• GIVEN PROBLEM
Return every record below exactly as written, omitting any pictures.

• SUPPLIED INFORMATION
"""
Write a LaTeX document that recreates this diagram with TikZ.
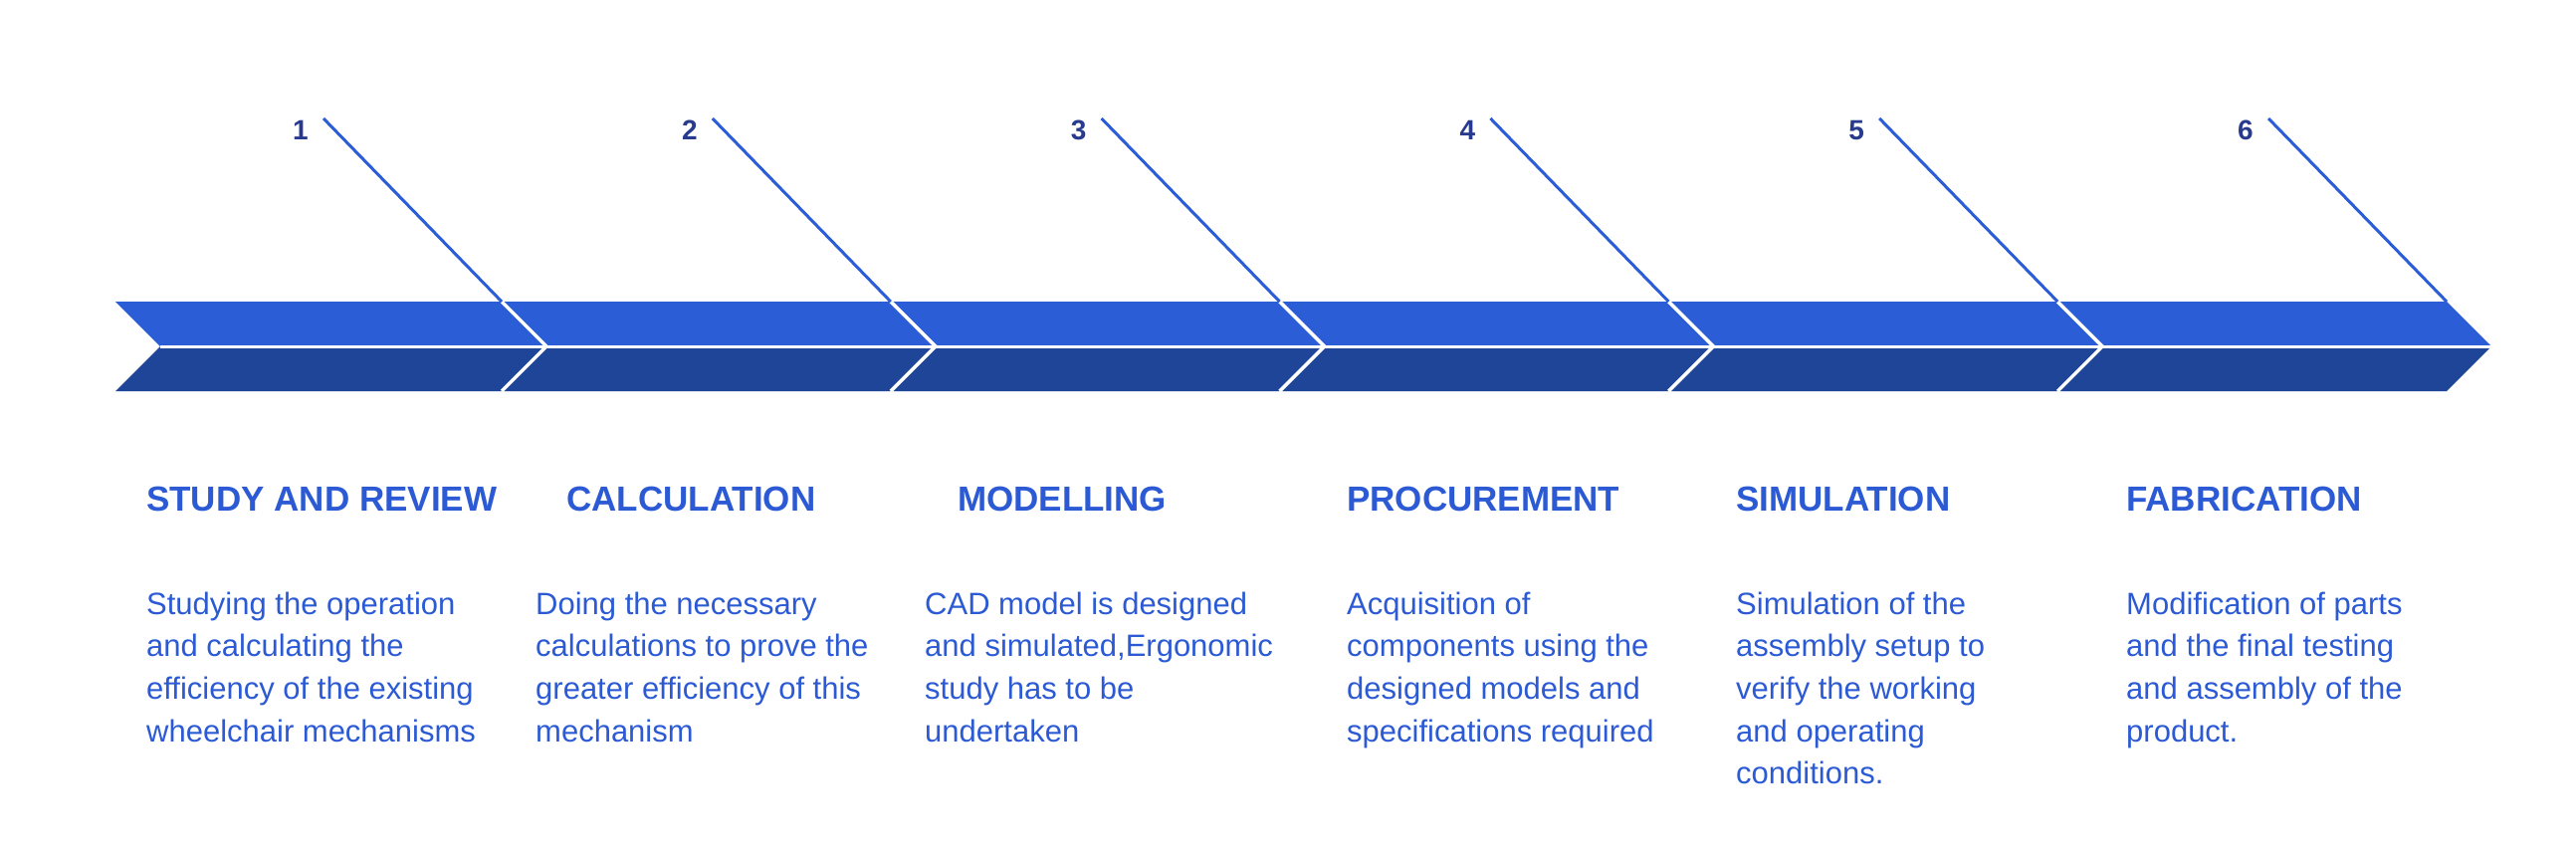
\documentclass[tikz,border=0pt]{standalone}
\usepackage{fontspec}
\setmainfont{Liberation Sans}
\definecolor{bandlight}{HTML}{2B5DD6}
\definecolor{banddark}{HTML}{1F4599}
\definecolor{txtblue}{HTML}{2B5AD4}
\definecolor{numnavy}{HTML}{283A8E}
\newcommand{\bodylines}[1]{\begin{tabular}[t]{@{}l@{}}#1\end{tabular}}
\begin{document}
\begin{tikzpicture}[x=1pt,y=-1pt,
  numlabel/.style={anchor=base, inner sep=0pt, text=numnavy, font=\fontsize{28}{28}\selectfont\bfseries},
  heading/.style={anchor=base west, inner sep=0pt, text=txtblue, font=\fontsize{35}{40}\selectfont\bfseries},
  bodytext/.style={anchor=base west, inner sep=0pt, text=txtblue, font=\fontsize{31}{42.7}\selectfont},
  leader/.style={draw=bandlight, line width=3pt},
  sepline/.style={draw=white, line width=3.5pt, line join=miter}]
\useasboundingbox (0,0) rectangle (2588,854);
\coordinate (tailtop) at (116,303);
\coordinate (tailnotch) at (161,348);
\coordinate (tailbot) at (116,393);
\foreach \k in {1,...,6}{
  \pgfmathsetmacro\tx{549+390.8*(\k-1)}
  \coordinate (tip\k) at (\tx,348);
  \coordinate (top\k) at (\tx-45,303);
  \coordinate (bot\k) at (\tx-45,393);
  \coordinate (ls\k) at (\tx-224,119);
  \node[numlabel] (n\k) at (\tx-247,140) {\k};
}
\fill[bandlight] (tailtop) -- (top6) -- (tip6) -- (tailnotch) -- cycle;
\fill[banddark] (tailnotch) -- (tip6) -- (bot6) -- (tailbot) -- cycle;
\draw[white, line width=3pt] (tailnotch) -- (tip6);
\foreach \k in {1,...,5}{
  \draw[sepline] (top\k) -- (tip\k) -- (bot\k);
}
\foreach \k in {1,...,6}{
  \draw[leader] (ls\k) -- (top\k);
}
\node[heading] (h1) at (147,513) {STUDY AND REVIEW};
\node[heading] (h2) at (569,513) {CALCULATION};
\node[heading] (h3) at (962,513) {MODELLING};
\node[heading] (h4) at (1353,513) {PROCUREMENT};
\node[heading] (h5) at (1744,513) {SIMULATION};
\node[heading] (h6) at (2136,513) {FABRICATION};
\node[bodytext] (b1) at (147,617) {\bodylines{Studying the operation\\and calculating the\\efficiency of the existing\\wheelchair mechanisms}};
\node[bodytext] (b2) at (538,617) {\bodylines{Doing the necessary\\calculations to prove the\\greater efficiency of this\\mechanism}};
\node[bodytext] (b3) at (929,617) {\bodylines{CAD model is designed\\and simulated,Ergonomic\\study has to be\\undertaken}};
\node[bodytext] (b4) at (1353,617) {\bodylines{Acquisition of\\components using the\\designed models and\\specifications required}};
\node[bodytext] (b5) at (1744,617) {\bodylines{Simulation of the\\assembly setup to\\verify the working\\and operating\\conditions.}};
\node[bodytext] (b6) at (2136,617) {\bodylines{Modification of parts\\and the final testing\\and assembly of the\\product.}};
\end{tikzpicture}
\end{document}
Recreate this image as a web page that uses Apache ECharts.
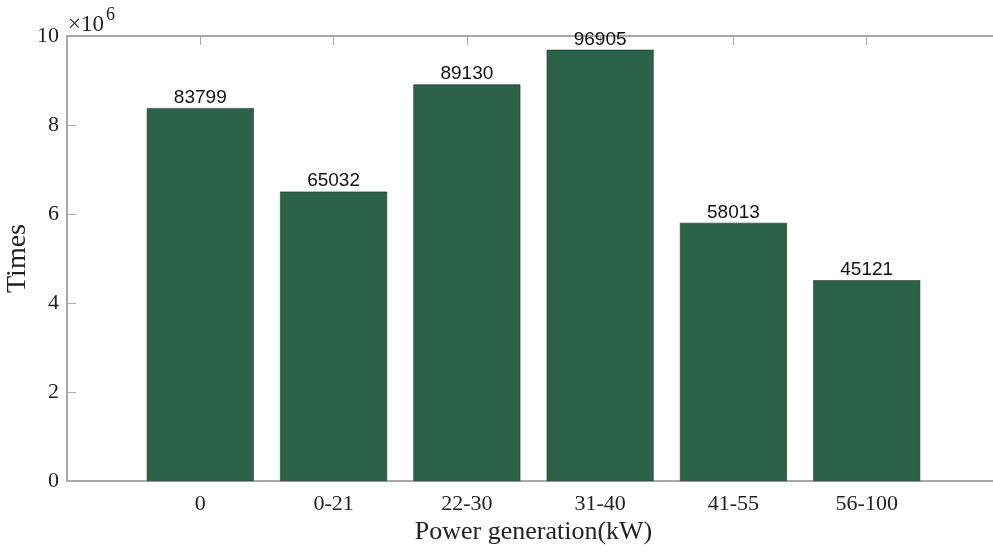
<!DOCTYPE html>
<html>
<head>
<meta charset="utf-8">
<script src="https://cdn.jsdelivr.net/npm/echarts@6/dist/echarts.min.js"></script>
<style>
  html, body { margin: 0; padding: 0; background: #fff; }
  #chart { width: 993px; height: 552px; }
</style>
</head>
<body>
<div id="chart"></div>
<script>
// Power generation bins and the count recorded in each bin
const categories = ['0', '0-21', '22-30', '31-40', '41-55', '56-100'];
const counts = [83799, 65032, 89130, 96905, 58013, 45121];
const yTicks = [0, 20000, 40000, 60000, 80000, 100000];

const serif = 'Liberation Serif, Times New Roman, serif';
const sans = 'Liberation Sans, Arial, sans-serif';
const axisGray = '#8a8a8a';

// bars sit at positions 1..n on a value axis that spans 0..n+1
const barData = counts.map((v, i) => [i + 1, v]);

const chart = echarts.init(document.getElementById('chart'));
chart.setOption({
  animation: false,
  backgroundColor: '#ffffff',
  grid: {
    left: 67, top: 36, width: 933, height: 445,
    containLabel: false,
    outerBoundsMode: 'none'
  },
  xAxis: [{
    type: 'value',
    min: 0,
    max: categories.length + 1,
    interval: 1,
    position: 'bottom',
    name: 'Power generation(kW)',
    nameLocation: 'middle',
    nameGap: 38,
    nameMoveOverlap: false,
    nameTextStyle: { fontFamily: serif, fontSize: 26, color: '#222' },
    axisLine: { show: true, lineStyle: { color: axisGray, width: 1.5 } },
    axisTick: { show: true, inside: true, length: 9, lineStyle: { color: '#aaa' } },
    axisLabel: {
      margin: 12,
      fontFamily: serif, fontSize: 22, color: '#222',
      formatter: v => categories[v - 1] || ''
    },
    splitLine: { show: false }
  }, {
    type: 'value',
    min: 0,
    max: categories.length + 1,
    interval: 1,
    position: 'top',
    axisLine: { show: true, onZero: false, lineStyle: { color: axisGray, width: 1.5 } },
    axisTick: { show: true, inside: true, length: 9, lineStyle: { color: '#aaa' } },
    axisLabel: { show: false },
    splitLine: { show: false }
  }],
  yAxis: {
    type: 'value',
    min: yTicks[0],
    max: yTicks[yTicks.length - 1],
    interval: yTicks[1] - yTicks[0],
    name: 'Times',
    nameLocation: 'middle',
    nameRotate: 90,
    nameGap: 35,
    nameMoveOverlap: false,
    nameTextStyle: { fontFamily: serif, fontSize: 28, color: '#222' },
    axisLine: { show: true, lineStyle: { color: axisGray, width: 1.5 } },
    axisTick: { show: true, inside: true, length: 9, lineStyle: { color: '#aaa' } },
    axisLabel: {
      margin: 8,
      fontFamily: serif, fontSize: 22, color: '#222',
      formatter: v => String(v / 10000)
    },
    splitLine: { show: false }
  },
  // axis multiplier written above the top-left corner
  graphic: [{
    type: 'text',
    left: 68,
    top: 13,
    style: { text: '×10', fontFamily: serif, fontSize: 23, fill: '#222' }
  }, {
    type: 'text',
    left: 106,
    top: 6,
    style: { text: '6', fontFamily: serif, fontSize: 18, fill: '#222' }
  }],
  series: [{
    type: 'bar',
    xAxisIndex: 0,
    data: barData,
    barWidth: 107,
    itemStyle: { color: '#2b6249', borderColor: '#1d3b2d', borderWidth: 0.6 },
    label: {
      show: true,
      position: 'top',
      distance: 1,
      fontFamily: sans,
      fontSize: 19,
      color: '#111',
      formatter: p => String(p.value[1])
    }
  }]
});
</script>
</body>
</html>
"""
• RESPONSE TO THE TASK
Write a LaTeX document that recreates this diagram with TikZ.
\documentclass[tikz,border=0pt]{standalone}
\usepackage{fontspec}
\setmainfont{Liberation Sans}
\definecolor{bandlight}{HTML}{2B5DD6}
\definecolor{banddark}{HTML}{1F4599}
\definecolor{txtblue}{HTML}{2B5AD4}
\definecolor{numnavy}{HTML}{283A8E}
\newcommand{\bodylines}[1]{\begin{tabular}[t]{@{}l@{}}#1\end{tabular}}
\begin{document}
\begin{tikzpicture}[x=1pt,y=-1pt,
  numlabel/.style={anchor=base, inner sep=0pt, text=numnavy, font=\fontsize{28}{28}\selectfont\bfseries},
  heading/.style={anchor=base west, inner sep=0pt, text=txtblue, font=\fontsize{35}{40}\selectfont\bfseries},
  bodytext/.style={anchor=base west, inner sep=0pt, text=txtblue, font=\fontsize{31}{42.7}\selectfont},
  leader/.style={draw=bandlight, line width=3pt},
  sepline/.style={draw=white, line width=3.5pt, line join=miter}]
\useasboundingbox (0,0) rectangle (2588,854);
\coordinate (tailtop) at (116,303);
\coordinate (tailnotch) at (161,348);
\coordinate (tailbot) at (116,393);
\foreach \k in {1,...,6}{
  \pgfmathsetmacro\tx{549+390.8*(\k-1)}
  \coordinate (tip\k) at (\tx,348);
  \coordinate (top\k) at (\tx-45,303);
  \coordinate (bot\k) at (\tx-45,393);
  \coordinate (ls\k) at (\tx-224,119);
  \node[numlabel] (n\k) at (\tx-247,140) {\k};
}
\fill[bandlight] (tailtop) -- (top6) -- (tip6) -- (tailnotch) -- cycle;
\fill[banddark] (tailnotch) -- (tip6) -- (bot6) -- (tailbot) -- cycle;
\draw[white, line width=3pt] (tailnotch) -- (tip6);
\foreach \k in {1,...,5}{
  \draw[sepline] (top\k) -- (tip\k) -- (bot\k);
}
\foreach \k in {1,...,6}{
  \draw[leader] (ls\k) -- (top\k);
}
\node[heading] (h1) at (147,513) {STUDY AND REVIEW};
\node[heading] (h2) at (569,513) {CALCULATION};
\node[heading] (h3) at (962,513) {MODELLING};
\node[heading] (h4) at (1353,513) {PROCUREMENT};
\node[heading] (h5) at (1744,513) {SIMULATION};
\node[heading] (h6) at (2136,513) {FABRICATION};
\node[bodytext] (b1) at (147,617) {\bodylines{Studying the operation\\and calculating the\\efficiency of the existing\\wheelchair mechanisms}};
\node[bodytext] (b2) at (538,617) {\bodylines{Doing the necessary\\calculations to prove the\\greater efficiency of this\\mechanism}};
\node[bodytext] (b3) at (929,617) {\bodylines{CAD model is designed\\and simulated,Ergonomic\\study has to be\\undertaken}};
\node[bodytext] (b4) at (1353,617) {\bodylines{Acquisition of\\components using the\\designed models and\\specifications required}};
\node[bodytext] (b5) at (1744,617) {\bodylines{Simulation of the\\assembly setup to\\verify the working\\and operating\\conditions.}};
\node[bodytext] (b6) at (2136,617) {\bodylines{Modification of parts\\and the final testing\\and assembly of the\\product.}};
\end{tikzpicture}
\end{document}
Recreate this image as a web page that uses Apache ECharts.
<!DOCTYPE html>
<html>
<head>
<meta charset="utf-8">
<script src="https://cdn.jsdelivr.net/npm/echarts@6/dist/echarts.min.js"></script>
<style>
  html, body { margin: 0; padding: 0; background: #fff; }
  #chart { width: 993px; height: 552px; }
</style>
</head>
<body>
<div id="chart"></div>
<script>
// Power generation bins and the count recorded in each bin
const categories = ['0', '0-21', '22-30', '31-40', '41-55', '56-100'];
const counts = [83799, 65032, 89130, 96905, 58013, 45121];
const yTicks = [0, 20000, 40000, 60000, 80000, 100000];

const serif = 'Liberation Serif, Times New Roman, serif';
const sans = 'Liberation Sans, Arial, sans-serif';
const axisGray = '#8a8a8a';

// bars sit at positions 1..n on a value axis that spans 0..n+1
const barData = counts.map((v, i) => [i + 1, v]);

const chart = echarts.init(document.getElementById('chart'));
chart.setOption({
  animation: false,
  backgroundColor: '#ffffff',
  grid: {
    left: 67, top: 36, width: 933, height: 445,
    containLabel: false,
    outerBoundsMode: 'none'
  },
  xAxis: [{
    type: 'value',
    min: 0,
    max: categories.length + 1,
    interval: 1,
    position: 'bottom',
    name: 'Power generation(kW)',
    nameLocation: 'middle',
    nameGap: 38,
    nameMoveOverlap: false,
    nameTextStyle: { fontFamily: serif, fontSize: 26, color: '#222' },
    axisLine: { show: true, lineStyle: { color: axisGray, width: 1.5 } },
    axisTick: { show: true, inside: true, length: 9, lineStyle: { color: '#aaa' } },
    axisLabel: {
      margin: 12,
      fontFamily: serif, fontSize: 22, color: '#222',
      formatter: v => categories[v - 1] || ''
    },
    splitLine: { show: false }
  }, {
    type: 'value',
    min: 0,
    max: categories.length + 1,
    interval: 1,
    position: 'top',
    axisLine: { show: true, onZero: false, lineStyle: { color: axisGray, width: 1.5 } },
    axisTick: { show: true, inside: true, length: 9, lineStyle: { color: '#aaa' } },
    axisLabel: { show: false },
    splitLine: { show: false }
  }],
  yAxis: {
    type: 'value',
    min: yTicks[0],
    max: yTicks[yTicks.length - 1],
    interval: yTicks[1] - yTicks[0],
    name: 'Times',
    nameLocation: 'middle',
    nameRotate: 90,
    nameGap: 35,
    nameMoveOverlap: false,
    nameTextStyle: { fontFamily: serif, fontSize: 28, color: '#222' },
    axisLine: { show: true, lineStyle: { color: axisGray, width: 1.5 } },
    axisTick: { show: true, inside: true, length: 9, lineStyle: { color: '#aaa' } },
    axisLabel: {
      margin: 8,
      fontFamily: serif, fontSize: 22, color: '#222',
      formatter: v => String(v / 10000)
    },
    splitLine: { show: false }
  },
  // axis multiplier written above the top-left corner
  graphic: [{
    type: 'text',
    left: 68,
    top: 13,
    style: { text: '×10', fontFamily: serif, fontSize: 23, fill: '#222' }
  }, {
    type: 'text',
    left: 106,
    top: 6,
    style: { text: '6', fontFamily: serif, fontSize: 18, fill: '#222' }
  }],
  series: [{
    type: 'bar',
    xAxisIndex: 0,
    data: barData,
    barWidth: 107,
    itemStyle: { color: '#2b6249', borderColor: '#1d3b2d', borderWidth: 0.6 },
    label: {
      show: true,
      position: 'top',
      distance: 1,
      fontFamily: sans,
      fontSize: 19,
      color: '#111',
      formatter: p => String(p.value[1])
    }
  }]
});
</script>
</body>
</html>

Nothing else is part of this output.